┏━━

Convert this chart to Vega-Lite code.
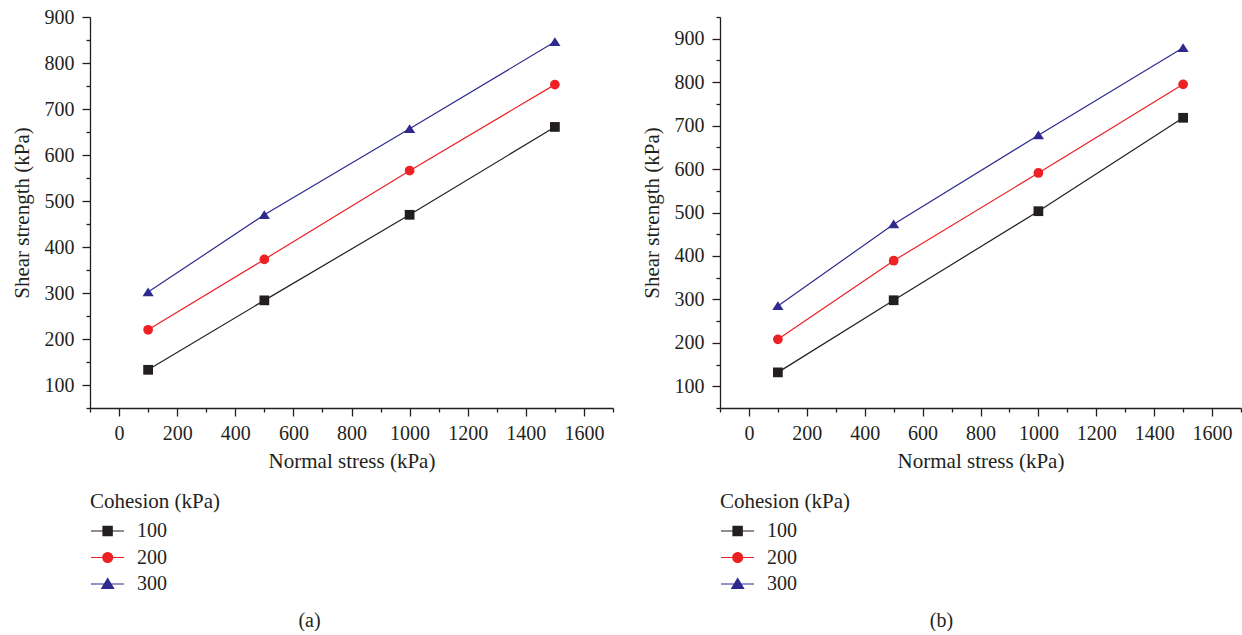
{
  "$schema": "https://vega.github.io/schema/vega-lite/v6.json",
  "padding": {"left": 11, "top": 7, "right": 0, "bottom": 0},
  "background": "white",
  "config": {
    "font": "Liberation Serif",
    "view": {"stroke": null},
    "axis": {
      "domainColor": "#231f20", "domainWidth": 1.3, "tickColor": "#231f20", "tickWidth": 1.3,
      "labelFont": "Liberation Serif", "labelFontSize": 20, "labelColor": "#231f20",
      "titleFont": "Liberation Serif", "titleFontSize": 21, "titleFontWeight": "normal", "titleColor": "#231f20",
      "grid": false, "labelFlush": false, "labelOverlap": false, "format": "d"
    },
    "legend": {
      "orient": "none", "legendX": 0, "legendY": 474,
      "titleFont": "Liberation Serif", "titleFontSize": 21, "titleFontWeight": "normal", "titleColor": "#231f20", "titlePadding": 8,
      "labelFont": "Liberation Serif", "labelFontSize": 20, "labelColor": "#231f20", "labelOffset": 25,
      "symbolSize": 400, "rowPadding": 5.5, "symbolStrokeWidth": 1.2
    },
    "title": {"font": "Liberation Serif", "fontSize": 20, "fontWeight": "normal", "color": "#231f20"}
  },
  "datasets": {
    "a": [
      {"stress": 100, "strength": 133, "cohesion": "100"},
      {"stress": 500, "strength": 284, "cohesion": "100"},
      {"stress": 1000, "strength": 470, "cohesion": "100"},
      {"stress": 1500, "strength": 661, "cohesion": "100"},
      {"stress": 100, "strength": 220, "cohesion": "200"},
      {"stress": 500, "strength": 373, "cohesion": "200"},
      {"stress": 1000, "strength": 566, "cohesion": "200"},
      {"stress": 1500, "strength": 753, "cohesion": "200"},
      {"stress": 100, "strength": 302, "cohesion": "300"},
      {"stress": 500, "strength": 470, "cohesion": "300"},
      {"stress": 1000, "strength": 657, "cohesion": "300"},
      {"stress": 1500, "strength": 846, "cohesion": "300"}
    ],
    "b": [
      {"stress": 100, "strength": 132, "cohesion": "100"},
      {"stress": 500, "strength": 298, "cohesion": "100"},
      {"stress": 1000, "strength": 503, "cohesion": "100"},
      {"stress": 1500, "strength": 718, "cohesion": "100"},
      {"stress": 100, "strength": 208, "cohesion": "200"},
      {"stress": 500, "strength": 389, "cohesion": "200"},
      {"stress": 1000, "strength": 591, "cohesion": "200"},
      {"stress": 1500, "strength": 795, "cohesion": "200"},
      {"stress": 100, "strength": 285, "cohesion": "300"},
      {"stress": 500, "strength": 473, "cohesion": "300"},
      {"stress": 1000, "strength": 678, "cohesion": "300"},
      {"stress": 1500, "strength": 879, "cohesion": "300"}
    ]
  },
  "bounds": "flush",
  "spacing": 107,
  "resolve": {"legend": {"color": "independent"}},
  "hconcat": [
    {
      "width": 523, "height": 391,
      "data": {"name": "a"},
      "title": {"text": "(a)", "orient": "bottom", "anchor": "middle", "dx": -42, "offset": 17},
      "encoding": {
        "x": {"field": "stress", "type": "quantitative",
          "scale": {"domain": [-100, 1700], "nice": false, "zero": false},
          "axis": {"title": "Normal stress (kPa)", "values": [-100,0,100,200,300,400,500,600,700,800,900,1000,1100,1200,1300,1400,1500,1600,1700],
            "labelExpr": "datum.value % 200 === 0 ? datum.label : ''",
            "tickSize": {"condition": {"test": "datum.value % 200 === 0", "value": 8}, "value": 4},
            "labelPadding": 7, "titlePadding": 7}},
        "y": {"field": "strength", "type": "quantitative",
          "scale": {"domain": [50, 900], "nice": false, "zero": false},
          "axis": {"title": "Shear strength (kPa)", "values": [50,100,150,200,250,300,350,400,450,500,550,600,650,700,750,800,850,900],
            "labelExpr": "datum.value % 100 === 0 ? datum.label : ''",
            "tickSize": {"condition": {"test": "datum.value % 100 === 0", "value": 8}, "value": 4},
            "labelPadding": 8, "titlePadding": 12}},
        "color": {"field": "cohesion", "type": "nominal",
          "scale": {"domain": ["100","200","300"], "range": ["#231f20","#ed2024","#2e2a8e"]},
          "legend": {"title": "Cohesion (kPa)",
            "encode": {"symbols": {"update": {
              "shape": {"signal": "datum.value === '100' ? 'M-1,0H2.3M0.2,-0.46H1.12V0.46H0.2Z' : datum.value === '200' ? 'M-1,0H2.3M1.16,0A0.49,0.49 0 1,1 0.18,0A0.49,0.49 0 1,1 1.16,0Z' : 'M-1,0H2.3M0.67,-0.55L1.26,0.43L0.08,0.43Z'"},
              "strokeWidth": {"value": 1.2}, "opacity": {"value": 1}, "fillOpacity": {"value": 1}}}}}}
      },
      "layer": [
        {"mark": {"type": "line", "strokeWidth": 1.2}},
        {"mark": {"type": "point", "filled": true, "opacity": 1, "size": 95},
          "encoding": {"shape": {"field": "cohesion", "type": "nominal",
            "scale": {"domain": ["100","200","300"], "range": ["square","circle","M0,-0.95L1.15,0.85L-1.15,0.85Z"]},
            "legend": null}}}
      ]
    },
    {
      "width": 521, "height": 391,
      "data": {"name": "b"},
      "title": {"text": "(b)", "orient": "bottom", "anchor": "middle", "dx": -39, "offset": 17},
      "encoding": {
        "x": {"field": "stress", "type": "quantitative",
          "scale": {"domain": [-100, 1700], "nice": false, "zero": false},
          "axis": {"title": "Normal stress (kPa)", "values": [-100,0,100,200,300,400,500,600,700,800,900,1000,1100,1200,1300,1400,1500,1600,1700],
            "labelExpr": "datum.value % 200 === 0 ? datum.label : ''",
            "tickSize": {"condition": {"test": "datum.value % 200 === 0", "value": 8}, "value": 4},
            "labelPadding": 7, "titlePadding": 7}},
        "y": {"field": "strength", "type": "quantitative",
          "scale": {"domain": [50, 950], "nice": false, "zero": false},
          "axis": {"title": "Shear strength (kPa)", "values": [50,100,150,200,250,300,350,400,450,500,550,600,650,700,750,800,850,900,950],
            "labelExpr": "datum.value % 100 === 0 ? datum.label : ''",
            "tickSize": {"condition": {"test": "datum.value % 100 === 0", "value": 8}, "value": 4},
            "labelPadding": 8, "titlePadding": 12}},
        "color": {"field": "cohesion", "type": "nominal",
          "scale": {"domain": ["100","200","300"], "range": ["#231f20","#ed2024","#2e2a8e"]},
          "legend": {"title": "Cohesion (kPa)",
            "encode": {"symbols": {"update": {
              "shape": {"signal": "datum.value === '100' ? 'M-1,0H2.3M0.2,-0.46H1.12V0.46H0.2Z' : datum.value === '200' ? 'M-1,0H2.3M1.16,0A0.49,0.49 0 1,1 0.18,0A0.49,0.49 0 1,1 1.16,0Z' : 'M-1,0H2.3M0.67,-0.55L1.26,0.43L0.08,0.43Z'"},
              "strokeWidth": {"value": 1.2}, "opacity": {"value": 1}, "fillOpacity": {"value": 1}}}}}}
      },
      "layer": [
        {"mark": {"type": "line", "strokeWidth": 1.2}},
        {"mark": {"type": "point", "filled": true, "opacity": 1, "size": 95},
          "encoding": {"shape": {"field": "cohesion", "type": "nominal",
            "scale": {"domain": ["100","200","300"], "range": ["square","circle","M0,-0.95L1.15,0.85L-1.15,0.85Z"]},
            "legend": null}}}
      ]
    }
  ]
}
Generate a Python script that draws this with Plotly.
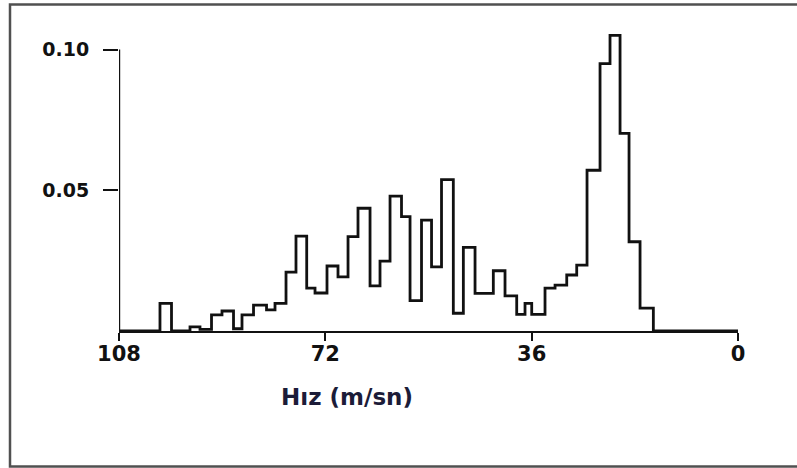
import plotly.graph_objects as go

# Bin edges (speed, m/s), left (high speed) to right
bin_edges = [100.85, 98.84, 95.61, 93.87, 91.86, 90.03, 88.02, 86.54, 84.53, 82.26,
             80.78, 78.86, 77.12, 75.25, 73.80, 71.71, 69.79, 68.04, 66.30, 64.20,
             62.46, 60.71, 58.71, 57.22, 55.22, 53.47, 51.73, 49.67, 47.92, 45.88,
             44.31, 42.69, 40.65, 38.61, 37.16, 35.99, 33.67, 31.92, 29.88, 28.14,
             26.34, 24.07, 22.33, 20.58, 19.01, 17.09, 14.77]
# Relative frequency of each bin
frequencies = [0.0098, 0.0, 0.0015, 0.0006, 0.0057, 0.0071, 0.0008, 0.0057, 0.0092, 0.0075,
               0.0098, 0.0209, 0.0337, 0.0152, 0.0135, 0.0231, 0.0192, 0.0335, 0.0436, 0.0160,
               0.0248, 0.0479, 0.0406, 0.0108, 0.0394, 0.0228, 0.0538, 0.0063, 0.0297, 0.0134,
               0.0134, 0.0214, 0.0125, 0.0059, 0.0098, 0.0059, 0.0152, 0.0163, 0.0199, 0.0234,
               0.0571, 0.0950, 0.1050, 0.0702, 0.0317, 0.0081]

x_ticks = [108, 72, 36, 0]
y_ticks = [0.05, 0.10]
x_title = "Hız (m/sn)"

X_MAX, X_MIN = 108, 0
Y_TOP = 0.108

step_x = [X_MAX] + bin_edges + [X_MIN]
step_y = [0] + frequencies + [0, 0]

W, H = 797, 468
ML, MR, MT = 119, 797 - 738, 27
BASE = 331
MB = H - BASE
pw, ph = W - ML - MR, H - MT - MB

fig = go.Figure()
fig.add_trace(go.Scatter(
    x=step_x, y=step_y, mode="lines", line_shape="hv",
    line=dict(color="#111111", width=2.8), hoverinfo="skip", showlegend=False,
))

fig.update_layout(
    width=W, height=H,
    margin=dict(l=ML, r=MR, t=MT, b=MB, pad=0),
    paper_bgcolor="white", plot_bgcolor="white",
    xaxis=dict(
        range=[X_MAX, X_MIN], tickvals=x_ticks, ticktext=[str(v) for v in x_ticks],
        showgrid=False, zeroline=False, showline=True, linecolor="#111111", linewidth=2.2,
        ticks="outside", ticklen=8, tickwidth=2.2, tickcolor="#111111",
        tickfont=dict(family="DejaVu Sans", size=21, color="#111111", weight="bold"),
        ticklabelstandoff=-5,
    ),
    yaxis=dict(
        range=[0, Y_TOP], tickvals=y_ticks, ticktext=["%.2f" % v for v in y_ticks],
        showgrid=False, zeroline=False, showline=False,
        ticks="outside", ticklen=15, tickwidth=2.2, tickcolor="#111111",
        tickfont=dict(family="DejaVu Sans", size=19, color="#111111", weight="bold"),
        ticklabelstandoff=10,
    ),
    shapes=[
        # left axis line stops at the 0.10 tick
        dict(type="line", xref="x", yref="y", x0=X_MAX, x1=X_MAX, y0=0, y1=max(y_ticks),
             line=dict(color="#111111", width=2.4)),
        # outer frame around the picture
        dict(type="rect", xref="paper", yref="paper",
             x0=(10 - ML) / pw, x1=(W + 10 - ML) / pw,
             y0=(BASE - 466.5) / ph, y1=(BASE - 4.5) / ph,
             line=dict(color="#505050", width=2.5), fillcolor="rgba(0,0,0,0)", layer="above"),
    ],
    annotations=[
        dict(text=x_title, xref="paper", yref="paper",
             x=(347 - ML) / pw, y=(BASE - 397) / ph,
             xanchor="center", yanchor="middle", showarrow=False,
             font=dict(family="DejaVu Sans", size=23, color="#1c1c38", weight="bold")),
    ],
)

fig.write_html("out.html", config={"displayModeBar": False},
               post_script="document.body.style.margin='0';")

┗━━

* _WRITTEN PROBLEM_: Beginning with the line above that contains "Generate a Python" and ending with the line that contains "Y_TOP = 0.108", quote each line exactly, keeping out the pictures.

* _THE COMPLETED TASK_:
Generate a Python script that draws this with Plotly.
import plotly.graph_objects as go

# Bin edges (speed, m/s), left (high speed) to right
bin_edges = [100.85, 98.84, 95.61, 93.87, 91.86, 90.03, 88.02, 86.54, 84.53, 82.26,
             80.78, 78.86, 77.12, 75.25, 73.80, 71.71, 69.79, 68.04, 66.30, 64.20,
             62.46, 60.71, 58.71, 57.22, 55.22, 53.47, 51.73, 49.67, 47.92, 45.88,
             44.31, 42.69, 40.65, 38.61, 37.16, 35.99, 33.67, 31.92, 29.88, 28.14,
             26.34, 24.07, 22.33, 20.58, 19.01, 17.09, 14.77]
# Relative frequency of each bin
frequencies = [0.0098, 0.0, 0.0015, 0.0006, 0.0057, 0.0071, 0.0008, 0.0057, 0.0092, 0.0075,
               0.0098, 0.0209, 0.0337, 0.0152, 0.0135, 0.0231, 0.0192, 0.0335, 0.0436, 0.0160,
               0.0248, 0.0479, 0.0406, 0.0108, 0.0394, 0.0228, 0.0538, 0.0063, 0.0297, 0.0134,
               0.0134, 0.0214, 0.0125, 0.0059, 0.0098, 0.0059, 0.0152, 0.0163, 0.0199, 0.0234,
               0.0571, 0.0950, 0.1050, 0.0702, 0.0317, 0.0081]

x_ticks = [108, 72, 36, 0]
y_ticks = [0.05, 0.10]
x_title = "Hız (m/sn)"

X_MAX, X_MIN = 108, 0
Y_TOP = 0.108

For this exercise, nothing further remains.